Sometimes you just need a kick to the tush in order to get you moving!
One of my biggest kicks happened about 5 years and 1 week ago when my husband left me, and my daughter and I moved from Washington state back to Illinois. I had lost so much of myself in my marriage. I became wrapped up in him and his wants, and I absorbed his criticisms. I had nearly completely stopped creating anything.
The second big kick came when I was told my temporary living arrangements had ended. That kick took me from central Illinois all the way to central Kentucky.
I’ve had a bunch of mini-kicks along the way that have reminded me who I am, or what I need to do, or have simply inspired me to something greater. There have been a lot of little pushes and tuggings that have lit my fire again in the past couple of months. To be honest, my Christmas sales are a big factor. It has renewed my confidence in my own abilities. Confidence in my talent has been something I’ve lacked for too long, partially due to lingering criticisms from my ex-husband, but mostly it’s my own doing. It’s something I’m working on building as quickly as possible.

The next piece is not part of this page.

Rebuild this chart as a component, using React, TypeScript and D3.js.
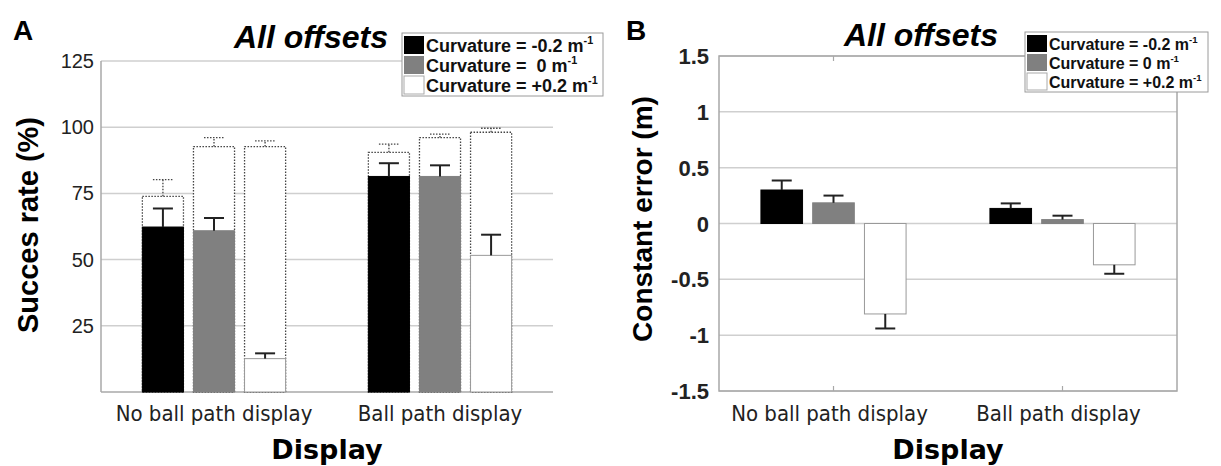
import React from "react";
import * as d3 from "d3";

// ---------- data ----------
const groups = ["No ball path display", "Ball path display"];
const seriesKeys = ["neg", "zero", "pos"];
const legendA = ["Curvature = -0.2 m", "Curvature =  0 m", "Curvature = +0.2 m"];
const legendB = ["Curvature = -0.2 m", "Curvature = 0 m", "Curvature = +0.2 m"];
const seriesFill = ["#000000", "#808080", "#ffffff"];

// Panel A: success rate (%)
const successNeg = [62.3, 81.4];
const successZero = [60.9, 81.4];
const successPos = [12.6, 51.6];
const successErrNeg = [7.0, 5.0];
const successErrZero = [4.8, 4.2];
const successErrPos = [2.0, 7.8];
// dotted reference bars
const refNeg = [73.9, 90.5];
const refZero = [92.7, 96.1];
const refPos = [92.7, 98.1];
const refErrNeg = [6.3, 3.1];
const refErrZero = [3.4, 1.3];
const refErrPos = [2.1, 1.5];
const ticksA = [25, 50, 75, 100, 125];

// Panel B: constant error (m)
const errorNeg = [0.3, 0.135];
const errorZero = [0.185, 0.035];
const errorPos = [-0.81, -0.37];
const errorErrNeg = [0.085, 0.045];
const errorErrZero = [0.065, 0.035];
const errorErrPos = [0.13, 0.08];
const ticksB = [-1.5, -1, -0.5, 0, 0.5, 1, 1.5];

const FONT = "'Liberation Sans', Arial, Helvetica, sans-serif";
const COND = "'DejaVu Sans Condensed', 'DejaVu Sans', sans-serif";
const DJB = "'DejaVu Sans', Verdana, sans-serif";
const GRID = "#cfcfcf";
const AXIS = "#a8a8a8";

type Panel = {
  x0: number; x1: number; yTop: number; yBot: number;
};

function Legend({ x, y, w, h, labels, fs, rowH }: any) {
  return (
    <g>
      <rect x={x} y={y} width={w} height={h} fill="#fff" stroke="#9a9a9a" strokeWidth={1} />
      {labels.map((l: string, i: number) => (
        <g key={i}>
          <rect x={x + 2} y={y + 3 + i * rowH} width={20} height={rowH - 2}
            fill={seriesFill[i]} stroke={i === 2 ? "#aaa" : "none"} strokeWidth={1} />
          <text x={x + 24} y={y + 3 + i * rowH + rowH - 4} fontFamily={FONT} fontWeight="bold"
            fontSize={fs} fill="#111" style={{ whiteSpace: "pre" }}>
            {l}
            <tspan dy={-fs * 0.45} fontSize={fs * 0.6}>-1</tspan>
          </text>
        </g>
      ))}
    </g>
  );
}

export default function App() {
  // ----- Panel A -----
  const pA: Panel = { x0: 101, x1: 553, yTop: 61, yBot: 392 };
  const yA = d3.scaleLinear().domain([0, 125]).range([pA.yBot, pA.yTop]);
  const xA = d3.scaleBand().domain(groups).range([pA.x0, pA.x1]).padding(0);
  const innerA = d3.scaleBand().domain(seriesKeys).range([0, xA.bandwidth()])
    .paddingInner(0.196).paddingOuter(0.81);

  const valsA = [successNeg, successZero, successPos];
  const errsA = [successErrNeg, successErrZero, successErrPos];
  const refsA = [refNeg, refZero, refPos];
  const refErrsA = [refErrNeg, refErrZero, refErrPos];

  // ----- Panel B -----
  const pB: Panel = { x0: 719, x1: 1177, yTop: 56, yBot: 391 };
  const yB = d3.scaleLinear().domain([-1.5, 1.5]).range([pB.yBot, pB.yTop]);
  const xB = d3.scaleBand().domain(groups).range([pB.x0, pB.x1]).padding(0);
  const innerB = d3.scaleBand().domain(seriesKeys).range([0, xB.bandwidth()])
    .paddingInner(0.196).paddingOuter(0.81);
  const valsB = [errorNeg, errorZero, errorPos];
  const errsB = [errorErrNeg, errorErrZero, errorErrPos];

  const capW = 20;

  return (
    <svg width={1221} height={466} style={{ position: "absolute", left: 0, top: 0, background: "#fff" }}>
      <rect x={0} y={0} width={1221} height={466} fill="#fff" />

      {/* ================= Panel A ================= */}
      <text x={13} y={40} fontFamily={FONT} fontWeight="bold" fontSize={28}>A</text>
      <text x={311} y={48} textAnchor="middle" fontFamily={FONT} fontWeight="bold" fontStyle="italic" fontSize={32}>All offsets</text>

      {/* grid */}
      {ticksA.map((t) => (
        <line key={t} x1={pA.x0} x2={pA.x1} y1={yA(t)} y2={yA(t)} stroke={GRID} strokeWidth={1.5} />
      ))}
      {ticksA.map((t) => (
        <text key={"l" + t} x={pA.x0 - 7} y={yA(t) + 7} textAnchor="end" fontFamily={FONT} fontSize={20} fill="#222">{t}</text>
      ))}
      <line x1={pA.x0} x2={pA.x0} y1={pA.yTop} y2={pA.yBot} stroke={AXIS} strokeWidth={1.5} />
      <line x1={pA.x0} x2={pA.x1} y1={pA.yBot} y2={pA.yBot} stroke={AXIS} strokeWidth={1.5} />

      {/* dotted reference bars */}
      {groups.map((g, gi) =>
        seriesKeys.map((s, si) => {
          const bx = (xA(g) as number) + (innerA(s) as number);
          const bw = innerA.bandwidth();
          const v = refsA[si][gi];
          const e = refErrsA[si][gi];
          const cx = bx + bw / 2;
          return (
            <g key={"ref" + g + s} stroke="#444" strokeWidth={1.3} strokeDasharray="1.5,1.5" fill="none">
              <rect x={bx} y={yA(v)} width={bw} height={yA(0) - yA(v)} fill="#fff" />
              <line x1={cx} x2={cx} y1={yA(v)} y2={yA(v + e)} />
              <line x1={cx - capW / 2} x2={cx + capW / 2} y1={yA(v + e)} y2={yA(v + e)} />
            </g>
          );
        })
      )}
      {/* solid bars */}
      {groups.map((g, gi) =>
        seriesKeys.map((s, si) => {
          const bx = (xA(g) as number) + (innerA(s) as number);
          const bw = innerA.bandwidth();
          const v = valsA[si][gi];
          const e = errsA[si][gi];
          const cx = bx + bw / 2;
          return (
            <g key={"bar" + g + s}>
              <rect x={bx} y={yA(v)} width={bw} height={yA(0) - yA(v)} fill={seriesFill[si]}
                stroke={si === 2 ? "#999" : seriesFill[si]} strokeWidth={1} />
              <line x1={cx} x2={cx} y1={yA(v)} y2={yA(v + e)} stroke="#222" strokeWidth={2} />
              <line x1={cx - capW / 2} x2={cx + capW / 2} y1={yA(v + e)} y2={yA(v + e)} stroke="#222" strokeWidth={2} />
            </g>
          );
        })
      )}

      {groups.map((g) => (
        <text key={"xa" + g} x={(xA(g) as number) + xA.bandwidth() / 2} y={421} textAnchor="middle"
          fontFamily={COND} fontSize={22} fill="#222">{g}</text>
      ))}
      <text x={(pA.x0 + pA.x1) / 2} y={459} textAnchor="middle" fontFamily={DJB} fontWeight="bold" fontSize={27}>Display</text>
      <text transform={`translate(38, 225) rotate(-90)`} textAnchor="middle" fontFamily={FONT} fontWeight="bold" fontSize={29}>Succes rate (%)</text>

      <Legend x={402} y={33} w={201} h={63} labels={legendA} fs={18} rowH={20} />

      {/* ================= Panel B ================= */}
      <text x={626} y={40} fontFamily={FONT} fontWeight="bold" fontSize={28}>B</text>
      <text x={921} y={46} textAnchor="middle" fontFamily={FONT} fontWeight="bold" fontStyle="italic" fontSize={32}>All offsets</text>

      {ticksB.map((t) => (
        <line key={t} x1={pB.x0} x2={pB.x1} y1={yB(t)} y2={yB(t)} stroke={GRID} strokeWidth={1.5} />
      ))}
      <rect x={pB.x0} y={pB.yTop} width={pB.x1 - pB.x0} height={pB.yBot - pB.yTop} fill="none" stroke={AXIS} strokeWidth={1.5} />
      {groups.map((g) => {
        const cx = (xB(g) as number) + xB.bandwidth() / 2;
        return (
          <g key={"tk" + g} stroke={AXIS} strokeWidth={1.2}>
            <line x1={cx} x2={cx} y1={pB.yBot} y2={pB.yBot - 5} />
            <line x1={cx} x2={cx} y1={pB.yTop} y2={pB.yTop + 5} />
          </g>
        );
      })}
      {ticksB.map((t) => (
        <text key={"lb" + t} x={pB.x0 - 10} y={yB(t) + 8} textAnchor="end" fontFamily={FONT} fontWeight="bold" fontSize={22} fill="#222">{t}</text>
      ))}

      {groups.map((g, gi) =>
        seriesKeys.map((s, si) => {
          const bx = (xB(g) as number) + (innerB(s) as number);
          const bw = innerB.bandwidth();
          const v = valsB[si][gi];
          const e = errsB[si][gi];
          const cx = bx + bw / 2;
          const end = v >= 0 ? v + e : v - e;
          return (
            <g key={"bb" + g + s}>
              <rect x={bx} y={Math.min(yB(v), yB(0))} width={bw} height={Math.abs(yB(0) - yB(v))}
                fill={seriesFill[si]} stroke={si === 2 ? "#999" : seriesFill[si]} strokeWidth={1} />
              <line x1={cx} x2={cx} y1={yB(v)} y2={yB(end)} stroke="#222" strokeWidth={2} />
              <line x1={cx - capW / 2} x2={cx + capW / 2} y1={yB(end)} y2={yB(end)} stroke="#222" strokeWidth={2} />
            </g>
          );
        })
      )}

      {groups.map((g) => (
        <text key={"xb" + g} x={(xB(g) as number) + xB.bandwidth() / 2 - 4} y={421} textAnchor="middle"
          fontFamily={COND} fontSize={22} fill="#222">{g}</text>
      ))}
      <text x={(pB.x0 + pB.x1) / 2} y={459} textAnchor="middle" fontFamily={DJB} fontWeight="bold" fontSize={27}>Display</text>
      <text transform={`translate(652, 219) rotate(-90)`} textAnchor="middle" fontFamily={FONT} fontWeight="bold" fontSize={28}>Constant error (m)</text>

      <Legend x={1025} y={32} w={183} h={60} labels={legendB} fs={16} rowH={19} />
    </svg>
  );
}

Until a few months ago, I had stopped experimenting. I was afraid to try out my own ideas. I’ve been afraid to draw and paint. I used to love painting. I still do, but I’m terrified to get it wrong. I can’t seem to escape my own inhibitions. It’s just been so long since I’ve really painted that it’s not as easy for me as it used to be.
Well, now is the time of year we all make resolutions. I’m starting 2013 more resolved than ever to live the dream. I am an artist. I was born an artist. I’m going to BE an artist. I feel like I’ve been pretending, going through the motions, because I’ve lacked the confidence to go all in.
For 2013, I’m all in.
If there’s something you’ve not been doing out of fear or lack of confidence or whatever it may be, let 2013 be the year that you dive right in. Strip off your insecurities, inhibitions, fears, and criticisms, and dive into your dreams and passions, skinny dippin’ style!